1941: Reasoning that "we don't have much to show sightseers here," the residents of Sayre, Oklahoma found a different way to attract visitors. They all waved at tourists.

The Gettysburg Times - Oct 1, 1941

     Posted By: Alex - Sun May 01, 2016
     Category: Tourists and Tourism | 1940s

Back when travel was on a 2 lane strip of (if you were lucky) asphalt and one @#$@#$ driver doing 30MpH could pull a convoy of 50 cars & trucks.
Posted by Expat47 in Athens, Greece on 05/01/16 at 09:33 AM
The next town over was a bit less friendly. When anyone drove through that town everyone came out tyo flip them off. 😝
Posted by Patty in Ohio, USA on 05/01/16 at 09:24 PM
My first thought is, why would anyone drive through Sayre in the first place, and without looking it up on a map, I would guess because it's probably on Route 66.
Posted by Fritz G on 05/02/16 at 07:49 AM
Fritz: Back then you drove THROUGH towns on your way to where ever you were going. There was no 'interstate" and "bypass" hadn't been thought of yet. The Interstate Highway Act wasn't enacted until 1956. Many a small town went under because the interstate was too far away or there was no exit to bring travelers into them.
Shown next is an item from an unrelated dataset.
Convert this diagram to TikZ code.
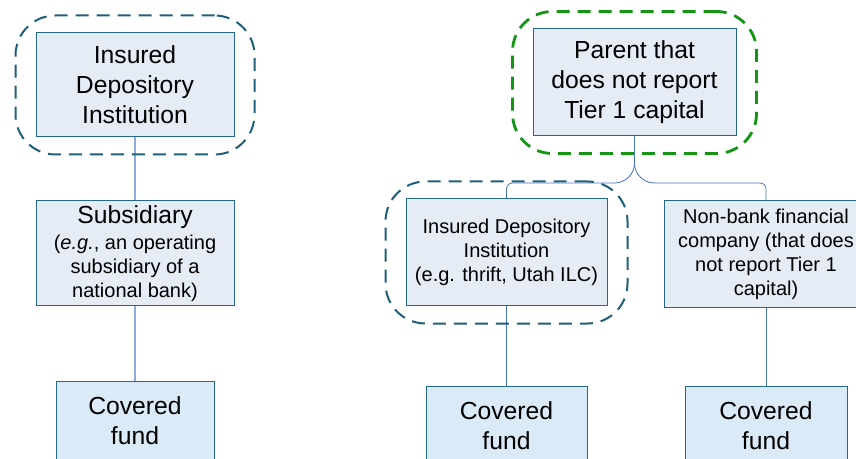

I wasn't kidding in my post. You were lucky to get asphalt and usually hit some jackass doing 30MpH in front of a long line of cars. If you could average 50 miles an hour you were doing good.
Posted by Expat47 in Athens, Greece on 05/02/16 at 09:38 AM
That was my experience too, Expat. I got my driver's license in 1964, and interstates were not really of a feature of my state. Lots and lots of two-lane highways, though, and to really mess things up, a couple of stretches of three lanes, where the middle lane would alternate between directions every couple of miles, causing lots of headaches and bottlenecks. And of course, no such thing as bypassing any towns or cities, all roads went through the heart of most of them.
Posted by Fritz G on 05/02/16 at 11:57 AM
We set up an aviation repair station in Burns Flat, OK back in 98. Sayre is right down the road from there (along Interstate 40) and along the old Route 66. They used to have signs around saying they're the friendly city. Not much else out in that neck of the woods. Not really much in the way of woods either, more like sage and scrub brush.
Posted by GFinKS on 05/02/16 at 03:12 PM
There must be a third town along this route, where the residents feel they have a lot to show tourists, so they flash anyone that drives by. One of those citizens relocated to a strategic corner a few miles from where I live. He was able spread his cheerful message for quite a while until they finally netted him and hauled him away. It seemed like everyone knew about "Oh yeah, that guy."